Sometimes you feel like saying 'fuck it' and doing nothing. Sometimes the car won't start. Sometimes it rains too hard. Sometimes the door gets closed in your face. Sometimes you wake up and realize your cat hates you, your eyebrows are getting gray and coffee doesn'taste good anymore. Sometimes you look in the mirror and see a stranger, or worse, your mother. Sometimes you look into an expectant little face and decide it's not about you anymore, so you grow up and get your head out of your ass and look around...


If the pool is above 80 degrees, we're swimming. If not, we're walking. I need to get out and breathe. When I get up tomorrow I hope I want to make some good art because that is what I can do, until someone comes up with a better plan.

Thanks for reading, thanks for thinking, thanks for speaking up.

Sunday, September 04, 2005

something, something

Ok. Really, who deserves to die? Me? For saying I needed chocolate? Or Pete, for walking past me and discreetly leaving an OPEN back of Mr. Goodbar Bites and a very cold glass of milk on the counter beside my laptop?
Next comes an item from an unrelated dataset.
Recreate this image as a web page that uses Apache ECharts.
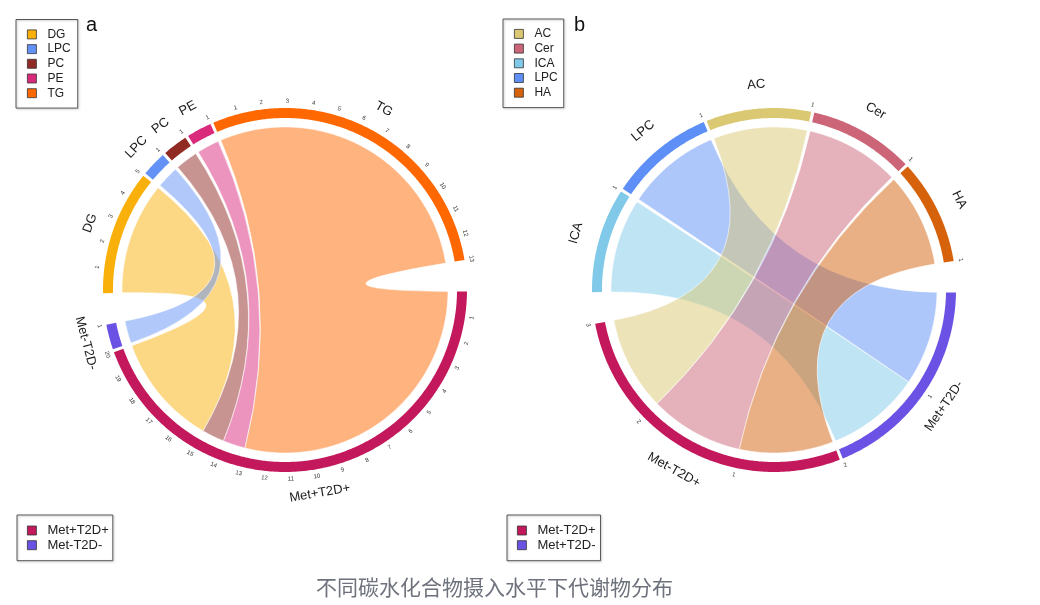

One thing I've learned in my previous careers is that blood is alive, and that dead blood feels different from living blood, and that red paint feels like neither.

Today I painted some puppet hats. I made Orion some cheese eggs, but other than that, I worked on my diving. Orion and I are browner, with slightly greener hair, but finally, I am pointing my toes...

I think a lot about those affected by Katrina. This is so not over. This has been a mean summer for so many. I feel profoundly affected, and a little pissed-off, too tell you the truth.

We do what we can.

Thursday, September 01, 2005

Little Fortuna

You ask her a question and spin the star on top. Where she lands is your answer: Yes, No, Maybe, Likely or Not Likely.

She is a very nice toy, I think, and she has two faces and two puppets---one facing up for 'yes' and the other down for 'no'. The star has the answers engraved on its edges.

Little Fortuna is 14 inches tall, with the star knob. I'm going to put her on the website and try to find her a home. She is starting to get a little dusty.

We spent a lot of the day working on the Dark Caravan fortune teller. I'm taking photos along the way. And, if you'll remind me I'll tell you a small story about "Don't Ask Jack".

I am taking a mental break. Going with Pete to see "40 year old Virgin" or something like that with Steve Corell, who I think is generally very funny.

Funny would be a good thing.

What's with the Cowboy Rat?

OK I've gotta find out about this one. I nearly always take a look at the blog's stats at the first of the month.

Every month since March, I've got a surprising number of visitors to the page with a drawing I did. Cowboy Rat in Question Most of the visitors came from searches for images of a 'Cowboy Rat' and nearly all come from outside of the US.

What gives? If you got this page because you were searching for images of "Cowboy Rat", please fill me in.

Hmm. I suppose I should add an image to this page so it will come up as well... A Not-A-Cowboy-Rat image. And, oddly, the actual sketch was of a CowGIRL, namely, Ravyn.